What would a post-quantum migration actually require for Arbitrum?
A full migration would involve three major phases: replacing ECDSA with a NIST-standardised post-quantum signature algorithm (likely ML-DSA or FN-DSA), migrating existing accounts to new quantum-safe addresses via account abstraction, and auditing and redeploying every smart contract that relies on ECDSA-based signing logic. The bridge contracts, sequencer bond, and DAO governance would all require separate migration and governance approval.
How can ARB holders reduce their quantum risk today?
The most effective near-term measures are: (1) moving long-term holdings to fresh wallet addresses whose public keys have never been broadcast on-chain, (2) adopting ERC-4337 account abstraction wallets that can be upgraded to new signing schemes more easily, and (3) avoiding reuse of addresses for large-balance storage. These steps limit the window of public key exposure without waiting for a protocol-level migration.
Will Arbitrum's migration be tied to Ethereum's quantum upgrade?

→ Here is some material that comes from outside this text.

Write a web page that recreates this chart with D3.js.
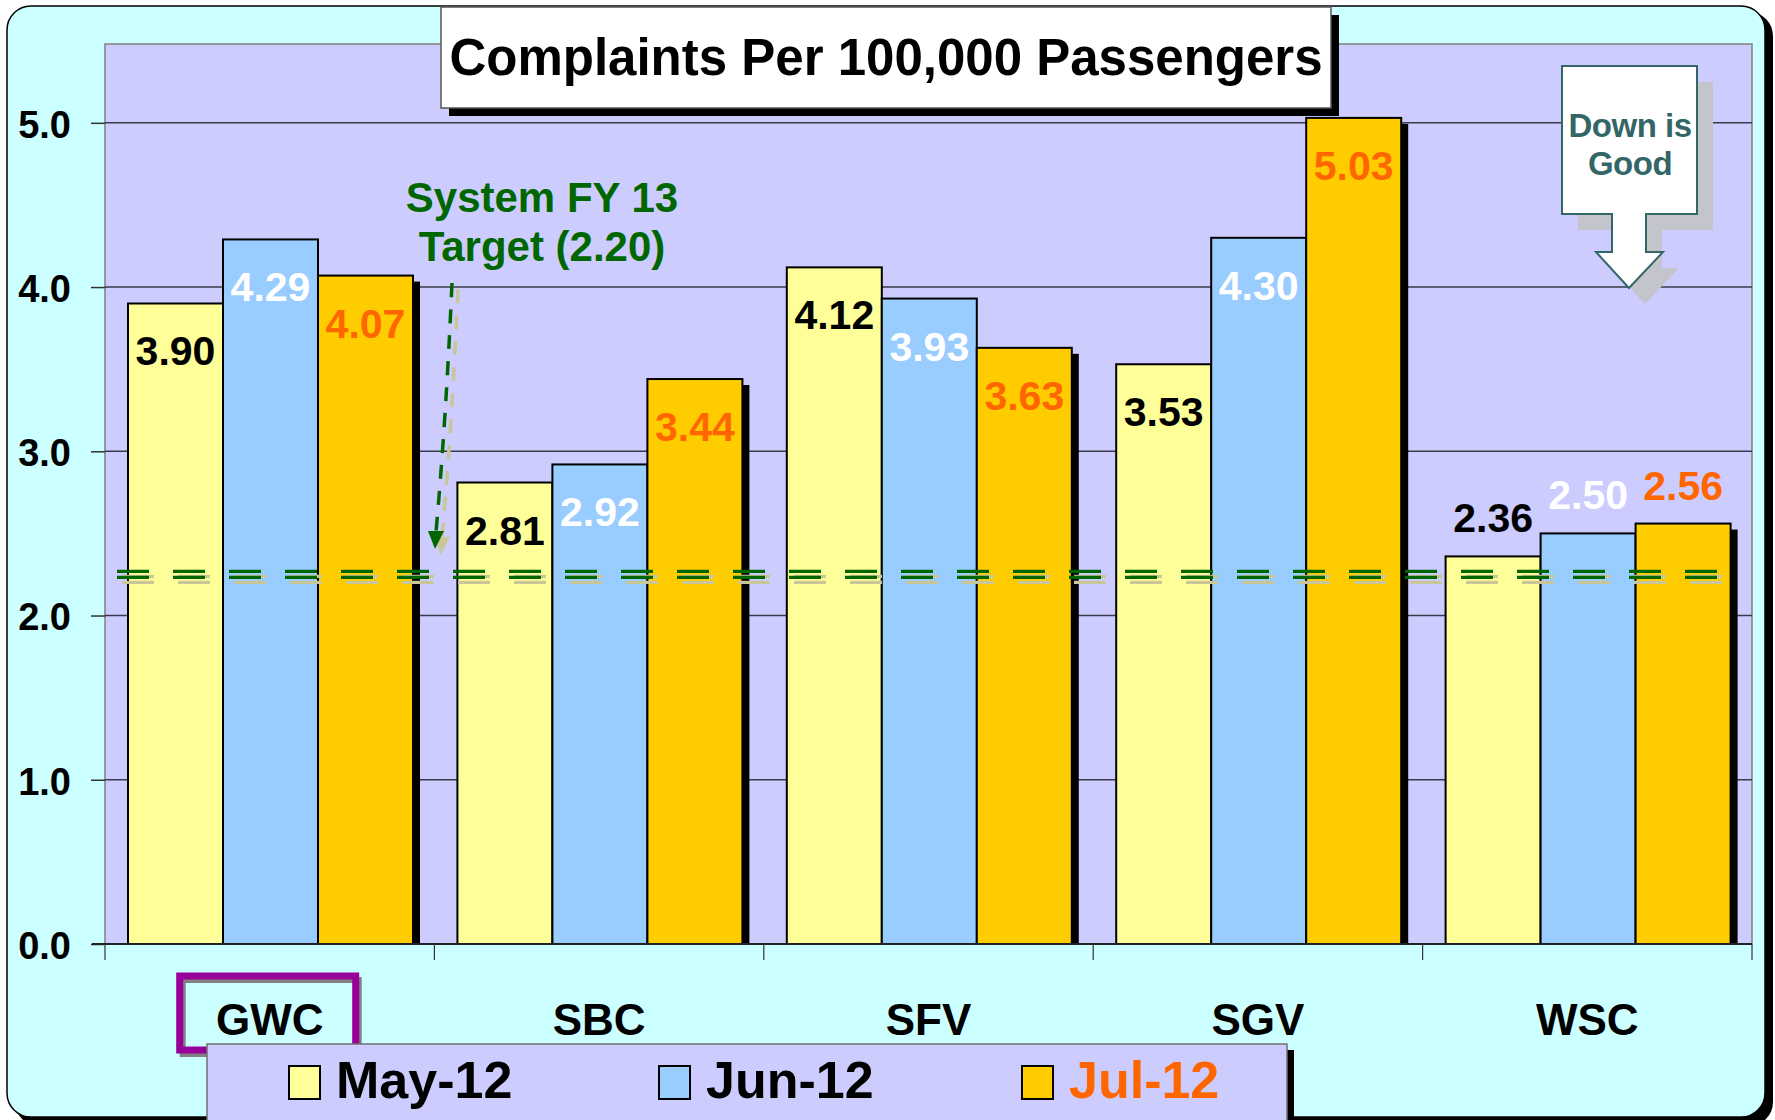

Almost certainly yes. Arbitrum is an optimistic rollup designed to track Ethereum's execution environment. Offchain Labs has indicated that Arbitrum will follow Ethereum's lead on cryptographic changes. This means Arbitrum's migration timeline is largely dependent on Ethereum producing and deploying a production-ready post-quantum signature upgrade, which has not yet been formally scheduled.
Which NIST post-quantum algorithms are most likely to be used in an Ethereum or Arbitrum migration?
The most relevant candidates from NIST's 2024 PQC standards for blockchain digital signatures are ML-DSA (CRYSTALS-Dilithium) and FN-DSA (FALCON). Both are lattice-based digital signature algorithms. FALCON produces more compact signatures and is considered a strong candidate for EVM environments, though its implementation complexity is higher. SLH-DSA (SPHINCS+) is a hash-based alternative but produces very large signatures that would significantly impact gas costs.